Background: Oncolytic adenoviruses are an attractive strategy for treating cancers resistant to conventional treatments. However, their systemic utility could be limited as a result of the high prevalence of pre-existing immunity towards the vector. Furthermore, neutralizing antibodies (NAbs) may prevent successful intravenous readministration of the same agent. Previous preclinical reports indicate that the NAb response can be partially overcome by modifying the adenoviral fiber knob. However, to date, this strategy has not been evaluated in human patients.
Methods: Twenty-four human patients with advanced cancer were treated with two cycles of oncolytic adenoviruses, featuring three capsid variants: unmodified adenovirus serotype 5 (Ad5), serotype 5 with RGD motif in the HI-loop of the fiber knob (Ad5-RGD) and serotype 5 carrying fiber knob from serotype 3 (Ad5/3). A virus with different fiber structure was used for the second round of treatment and patient serum was analyzed for a neutralizing effect.

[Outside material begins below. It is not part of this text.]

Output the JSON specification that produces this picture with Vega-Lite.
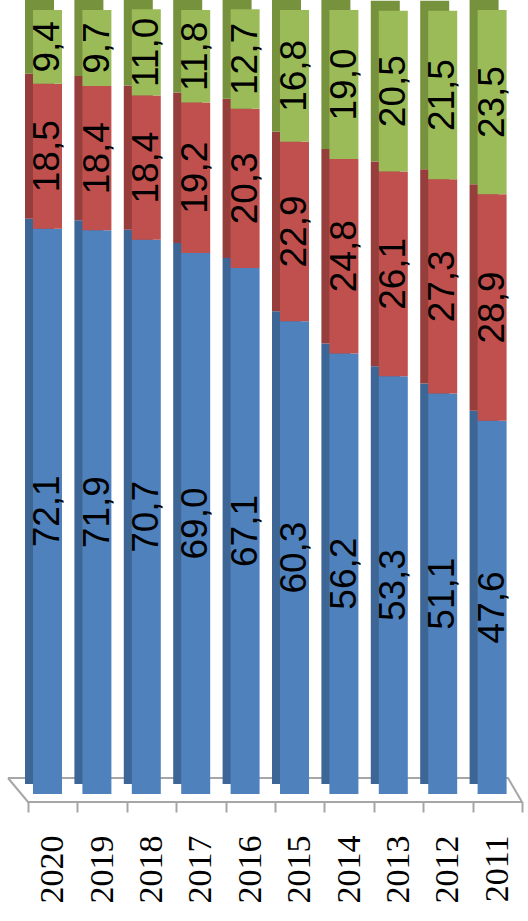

Results: All patients developed NAbs against the virus that they were treated with. However, the magnitude and velocity of the response varied considerably. When measured just before the second treatment cycle, a differential in serum NAb titer against the first versus second virus was seen in 83% of cases, suggesting that even minor changes in the fiber knob can circumvent neutralization in cancer patients. No correlation between NAb titers and outcome variables was observed.
Conclusions: The results obtained in the present study extend previous preclinical reports into human cancer patients and suggest that modification of the fiber knob is a feasible strategy for circumventing the NAb response in patients receiving multiple rounds of oncolytic adenoviruses.